Men who sexually harass women often defend themselves by saying women had harassed them first, by dressing provocatively or laughing in their face or making fun of them while refusing their proposal or sexual advances. What they really mean is that they are aroused by women who defy them.
The assumption that in sex what women really want from men is what men want from women makes male force against women excusable if not invisible. It also ends up making a female rape victim seem less human, less injured and more to be blamed for rape.
If we are to really understand and address the phenomena of sexual violence against women, we need to go beyond happily accepting (usually useless) sops such as knives with three-inch blades or cans of chilli powder or tin whistles.

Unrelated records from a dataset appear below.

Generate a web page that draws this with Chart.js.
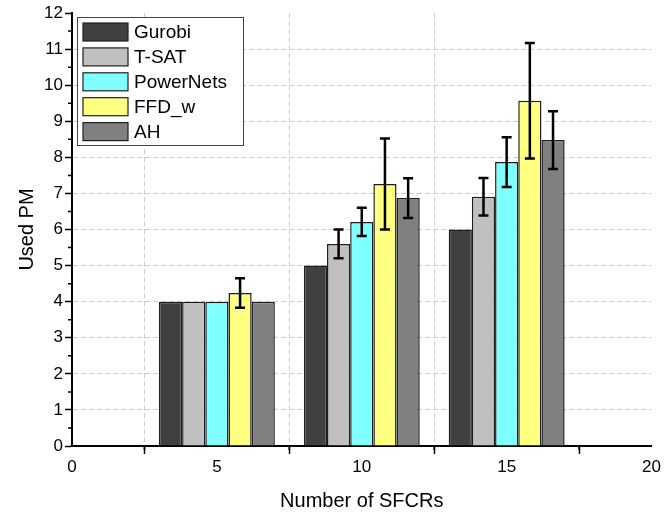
<!DOCTYPE html>
<html>
<head>
<meta charset="utf-8">
<title>Used PM vs Number of SFCRs</title>
<script src="https://cdn.jsdelivr.net/npm/chart.js@4.4.1/dist/chart.umd.min.js"></script>
<style>
  html, body { margin: 0; padding: 0; background: #fff; }
  #chart { display: block; }
</style>
</head>
<body>
<canvas id="chart" width="664" height="513"></canvas>
<script>
// number of SFCRs (x positions of the groups)
const sfcrs = [5, 10, 15];

// series names
const seriesNames = ['Gurobi', 'T-SAT', 'PowerNets', 'FFD_w', 'AH'];

// mean used PM per series
const gurobi    = [4, 5, 6];
const tsat      = [4, 5.6, 6.91];
const powerNets = [4, 6.21, 7.87];
const ffdW      = [4.24, 7.26, 9.57];
const ah        = [4, 6.87, 8.48];

// error (+/-) per series
const gurobiErr    = [0, 0, 0];
const tsatErr      = [0, 0.4, 0.52];
const powerNetsErr = [0, 0.39, 0.69];
const ffdWErr      = [0.41, 1.26, 1.6];
const ahErr        = [0, 0.55, 0.8];

// axis ticks
const xTicks = [0, 5, 10, 15, 20];
const yTicks = [0, 1, 2, 3, 4, 5, 6, 7, 8, 9, 10, 11, 12];

const seriesValues = [gurobi, tsat, powerNets, ffdW, ah];
const seriesErrors = [gurobiErr, tsatErr, powerNetsErr, ffdWErr, ahErr];
const seriesColors = ['#404040', '#C0C0C0', '#80FFFF', '#FFFF80', '#808080'];

const FONT = '"Liberation Sans", Arial, sans-serif';

const datasets = seriesNames.map((name, i) => ({
    label: name,
    data: sfcrs.map((x, j) => ({ x: x, y: seriesValues[i][j] })),
    errors: seriesErrors[i],
    backgroundColor: seriesColors[i],
    borderColor: '#1e1e1e',
    borderWidth: 1.5,
    categoryPercentage: 0.8,
    barPercentage: 1.0
}));

// error bars on top of the bars
const errorBarPlugin = {
    id: 'errorBars',
    afterDatasetsDraw(chart) {
        const ctx = chart.ctx;
        const yScale = chart.scales.y;
        ctx.save();
        ctx.strokeStyle = '#000';
        ctx.lineWidth = 2.5;
        chart.data.datasets.forEach((ds, i) => {
            const meta = chart.getDatasetMeta(i);
            meta.data.forEach((bar, j) => {
                const err = ds.errors[j];
                if (!err) return;
                const v = ds.data[j].y;
                const top = yScale.getPixelForValue(v + err);
                const bot = yScale.getPixelForValue(v - err);
                ctx.beginPath();
                ctx.moveTo(bar.x, top);
                ctx.lineTo(bar.x, bot);
                ctx.moveTo(bar.x - 5, top);
                ctx.lineTo(bar.x + 5, top);
                ctx.moveTo(bar.x - 5, bot);
                ctx.lineTo(bar.x + 5, bot);
                ctx.stroke();
            });
        });
        ctx.restore();
    }
};

// minor ticks + boxed legend inside the plot
const decorPlugin = {
    id: 'decor',
    afterDraw(chart) {
        const ctx = chart.ctx;
        const xs = chart.scales.x, ys = chart.scales.y;
        const area = chart.chartArea;
        ctx.save();
        ctx.strokeStyle = '#000';
        ctx.lineWidth = 1.5;
        ctx.beginPath();
        for (let i = 0; i < xTicks.length - 1; i++) {
            const px = xs.getPixelForValue((xTicks[i] + xTicks[i + 1]) / 2);
            ctx.moveTo(px, area.bottom);
            ctx.lineTo(px, area.bottom + 4);
        }
        for (let i = 0; i < yTicks.length - 1; i++) {
            const py = ys.getPixelForValue((yTicks[i] + yTicks[i + 1]) / 2);
            ctx.moveTo(area.left, py);
            ctx.lineTo(area.left - 4, py);
        }
        ctx.stroke();

        // legend
        const lx = 77, ly = 17, lw = 166, lh = 128;
        ctx.fillStyle = '#fff';
        ctx.fillRect(lx, ly, lw, lh);
        ctx.strokeStyle = '#444';
        ctx.lineWidth = 1;
        ctx.strokeRect(lx + 0.5, ly + 0.5, lw, lh);
        ctx.font = '19px ' + FONT;
        ctx.textBaseline = 'middle';
        ctx.textAlign = 'left';
        chart.data.datasets.forEach((ds, i) => {
            const cy = 32 + i * 24.9;
            ctx.fillStyle = ds.backgroundColor;
            ctx.fillRect(83, cy - 9, 45, 18);
            ctx.strokeStyle = '#1e1e1e';
            ctx.lineWidth = 1.2;
            ctx.strokeRect(83, cy - 9, 45, 18);
            ctx.fillStyle = '#000';
            ctx.fillText(ds.label, 134, cy + 1);
        });
        ctx.restore();
    }
};

const gridColor = (ends) => (c) =>
    (c.tick && ends.includes(c.tick.value)) ? 'rgba(0,0,0,0)' : '#cccccc';

new Chart(document.getElementById('chart').getContext('2d'), {
    type: 'bar',
    data: { datasets: datasets },
    options: {
        responsive: false,
        animation: false,
        devicePixelRatio: 1,
        layout: { padding: { top: 13, right: 9, left: 0, bottom: 0 } },
        plugins: {
            legend: { display: false },
            tooltip: { enabled: false }
        },
        scales: {
            x: {
                type: 'linear',
                offset: false,
                min: xTicks[0],
                max: xTicks[xTicks.length - 1],
                afterBuildTicks: (s) => { s.ticks = xTicks.map(v => ({ value: v })); },
                afterFit: (s) => { s.height = 67; },
                ticks: {
                    color: '#000',
                    padding: 3,
                    maxRotation: 0,
                    font: { family: FONT, size: 17 }
                },
                grid: {
                    color: gridColor([0, 20]),
                    tickColor: '#000',
                    tickLength: 8,
                    tickWidth: 1.5,
                    tickBorderDash: [1, 0]
                },
                border: { color: '#000', width: 2, dash: [5, 3] },
                title: {
                    display: true,
                    text: 'Number of SFCRs',
                    color: '#000',
                    padding: { top: 0, bottom: 0 },
                    font: { family: FONT, size: 20 }
                }
            },
            y: {
                min: yTicks[0],
                max: yTicks[yTicks.length - 1],
                afterBuildTicks: (s) => { s.ticks = yTicks.map(v => ({ value: v })); },
                afterFit: (s) => { s.width = 72; },
                ticks: {
                    color: '#000',
                    padding: 2,
                    font: { family: FONT, size: 17 }
                },
                grid: {
                    color: gridColor([0, 12]),
                    tickColor: '#000',
                    tickLength: 7,
                    tickWidth: 1.5,
                    tickBorderDash: [1, 0]
                },
                border: { color: '#000', width: 2, dash: [5, 3] },
                title: {
                    display: true,
                    text: 'Used PM',
                    color: '#000',
                    padding: { top: 15, bottom: 0 },
                    font: { family: FONT, size: 20 }
                }
            }
        }
    },
    plugins: [errorBarPlugin, decorPlugin]
});
</script>
</body>
</html>
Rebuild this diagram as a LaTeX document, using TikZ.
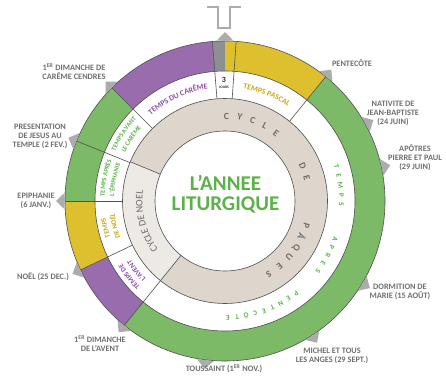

We must now begin to ask a different set of perilous questions. Does sexual mechanism in our society have a theory? If yes, how did it get scripted? Who was or is the deus ex machina that spells out the pressures, gendered socialisation, withholding of benefits or extending of advantages to women who will toe the line in a particular clan, society, state or nationally? How many women, subjected since birth to male-perfected socialisation in a patriarchal society, remain capable of realising they must have a choice and they must assert their right to equality with men? What can self-respect and pride, life as a woman, and sex come to mean to a constantly targeted species in a rape culture?
And then finally, we must stand the Freudian question “What do women want?” on its head and ask instead: What do men want?